§ Material
>> START
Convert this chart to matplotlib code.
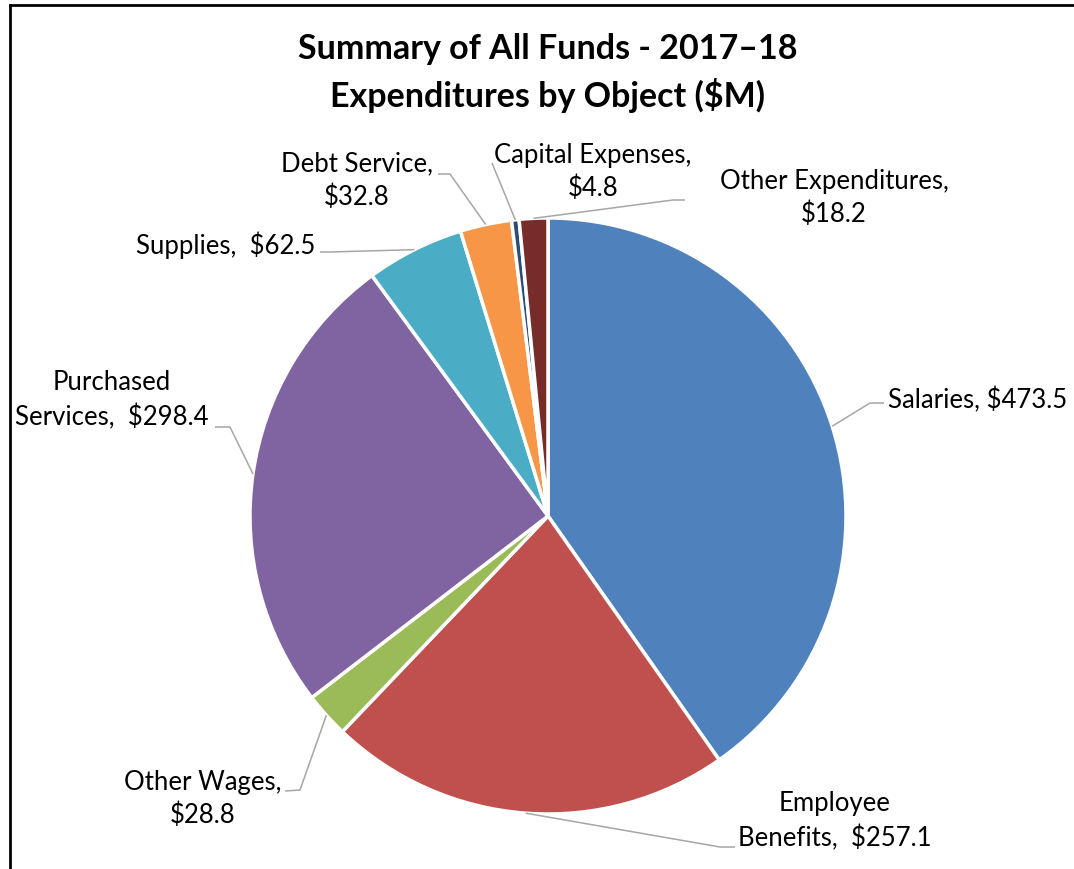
import numpy as np
import matplotlib as mpl
import matplotlib.pyplot as plt

# expenditure categories, $M, clockwise from 12 o'clock
categories = ['Salaries', 'Employee Benefits', 'Other Wages', 'Purchased Services',
              'Supplies', 'Debt Service', 'Capital Expenses', 'Other Expenditures']
amounts = [473.5, 257.1, 28.8, 298.4, 62.5, 32.8, 4.8, 18.2]
label_texts = ['Salaries, ${:.1f}',
               'Employee\nBenefits,  ${:.1f}',
               'Other Wages,\n${:.1f}',
               'Purchased\nServices,  ${:.1f}',
               'Supplies,  ${:.1f}',
               'Debt Service,\n${:.1f}',
               'Capital Expenses,\n${:.1f}',
               'Other Expenditures,\n${:.1f}']
colors = ['#4f81bd', '#c0504d', '#9bbb59', '#8064a2',
          '#4bacc6', '#f79646', '#2c4d75', '#772c2a']

W, H = 1074, 869
mpl.rcParams['font.family'] = ['Lato', 'DejaVu Sans']

fig = plt.figure(figsize=(W / 100, H / 100), dpi=100)
ax = fig.add_axes([0, 0, 1, 1])
ax.set_aspect('equal')

cx, cy, r = 548, H - 516, 298
wedges, _ = ax.pie(amounts, colors=colors, startangle=90, counterclock=False,
                   center=(cx, cy), radius=r, frame=True,
                   wedgeprops=dict(edgecolor='white', linewidth=2.5))
ax.set_xlim(0, W)
ax.set_ylim(0, H)
ax.axis('off')

# label placement (text anchor, alignment, leader bend points) in pixel coords, y from top
placement = [
    ((888, 400), 'left',   [(870, 403), (884, 403)]),
    ((835, 821), 'center', [(720, 847), (735, 847)]),
    ((203, 799), 'center', [(300, 790), (285, 791)]),
    ((112, 400), 'center', [(230, 427), (215, 427)]),
    ((226, 245), 'center', [(330, 252), (320, 252)]),
    ((357, 181), 'center', [(450, 174), (438, 174)]),
    ((593, 172), 'center', [(492, 163)]),
    ((834, 198), 'center', [(673, 200), (685, 200)]),
]

total = sum(amounts)
start = 0.0
for val, fmt, (pos, ha, bends) in zip(amounts, label_texts, placement):
    mid = (start + val / 2) / total * 2 * np.pi
    start += val
    ax_x = cx + r * np.sin(mid)
    ax_y = cy + r * np.cos(mid)
    xs = [ax_x] + [b[0] for b in bends]
    ys = [ax_y] + [H - b[1] for b in bends]
    ax.plot(xs, ys, color='#a6a6a6', lw=1.1, solid_capstyle='butt')
    ax.text(pos[0], H - pos[1], fmt.format(val), ha=ha, va='center',
            fontsize=18.5, color='#000000', linespacing=1.4, multialignment='center')

ax.text(548, H - 73, 'Summary of All Funds - 2017\u201318\nExpenditures by Object ($M)',
        ha='center', va='center', fontsize=24.5, fontweight='bold', linespacing=1.42)

# chart border (top and left edges)
ax.plot([10, W], [H - 5, H - 5], color='black', lw=2, clip_on=False)
ax.plot([10, 10], [H - 5, 0], color='black', lw=2, clip_on=False)

fig.savefig('out.png', dpi=100)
>> END
§ Aim
Copy nothing but the lines from the top of the data down to the line containing "ax.axis('off')", and leave the pictures out.

§ Solution for this task
Convert this chart to matplotlib code.
import numpy as np
import matplotlib as mpl
import matplotlib.pyplot as plt

# expenditure categories, $M, clockwise from 12 o'clock
categories = ['Salaries', 'Employee Benefits', 'Other Wages', 'Purchased Services',
              'Supplies', 'Debt Service', 'Capital Expenses', 'Other Expenditures']
amounts = [473.5, 257.1, 28.8, 298.4, 62.5, 32.8, 4.8, 18.2]
label_texts = ['Salaries, ${:.1f}',
               'Employee\nBenefits,  ${:.1f}',
               'Other Wages,\n${:.1f}',
               'Purchased\nServices,  ${:.1f}',
               'Supplies,  ${:.1f}',
               'Debt Service,\n${:.1f}',
               'Capital Expenses,\n${:.1f}',
               'Other Expenditures,\n${:.1f}']
colors = ['#4f81bd', '#c0504d', '#9bbb59', '#8064a2',
          '#4bacc6', '#f79646', '#2c4d75', '#772c2a']

W, H = 1074, 869
mpl.rcParams['font.family'] = ['Lato', 'DejaVu Sans']

fig = plt.figure(figsize=(W / 100, H / 100), dpi=100)
ax = fig.add_axes([0, 0, 1, 1])
ax.set_aspect('equal')

cx, cy, r = 548, H - 516, 298
wedges, _ = ax.pie(amounts, colors=colors, startangle=90, counterclock=False,
                   center=(cx, cy), radius=r, frame=True,
                   wedgeprops=dict(edgecolor='white', linewidth=2.5))
ax.set_xlim(0, W)
ax.set_ylim(0, H)
ax.axis('off')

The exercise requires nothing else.